Attraverso ritratti e reportage, la Didion racconta un’America fiduciosa, ingenua, violenta, disperata, eppure resistente. Dall’aereo Washington-Los Angeles lo sguardo della scrittrice precipita sulla terra — terra che trema, terra che brucia — e oltre, sottoterra, alcuni degli omicidi che hanno scosso il Paese, per poi riemergere dalle viscere, la resurrezione che ha il viso pulito di Patricia Campbell Hearst, universitaria di diciannove anni, figlia del capitalismo (bisnonno proprietario di miniere d’oro, padre magnate dell’editoria). Joan Didion sovrappone le foto: Patricia bambina sorridente con il vestito della prima comunione (simbolo di un’America vigorosa e bellissima), il fermo immagine della Hibernia Bank dove la ragazza partecipa a una rapina e no, non sorride. Il giardino fiorito di Casa Hearst dove gli Hearst incontrano la stampa. Il giardino devastato di casa Hearst: telecamere sfasciate, cosce di tacchino surgelate gettate dalle finestre, in conseguenza alla decisione degli Hearst di venire incontro alle richieste dei rapitori. E anche: i «papà e mamma» dei primi messaggi di Patricia sotto sequestro, fino a quei «porci Hearst» di pochi mesi dopo. Cosa è successo alla figlia dell’America? Alla golden girl che sequestrata si unisce ai rapitori contro la famiglia? «Tutte queste immagini raccontavano una storia — scrive la Didion — impartivano una drammatica lezione, e, riverberandosi l’una sull’altra, chiedevano di essere confrontate per scovarvi somiglianze e differenze».

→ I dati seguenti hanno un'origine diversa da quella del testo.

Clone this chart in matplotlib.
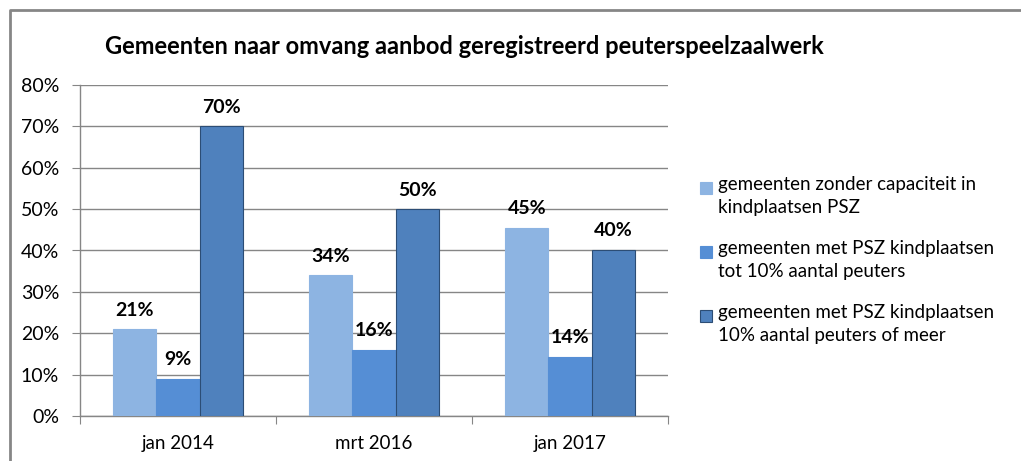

Adesso serve di nuovo la visione dall’alto, serve allontanarsi per mantenere il mito dell’America forte e felice. Riprendiamo il volo Washington-Los Angeles. Sorvoliamo la città, i sobborghi di San Bernardino, abbassiamo lo sguardo, Presidente dell’Unione Sovietica, guardiamo le piscine della middle class dello stato libero. Ecco le piscine animarsi, ecco i padri tornare dal lavoro, ecco i bambini tuffarsi, e le madri? Le madri in cucina a infornare la torta di mele, mentre Dikie, Flash, Gordon, scodinzolando sul prato, va a riprendere la palla che gli ha lanciato il bambino. Qui da noi, Presidente dell’Unione Sovietica, è sempre estate.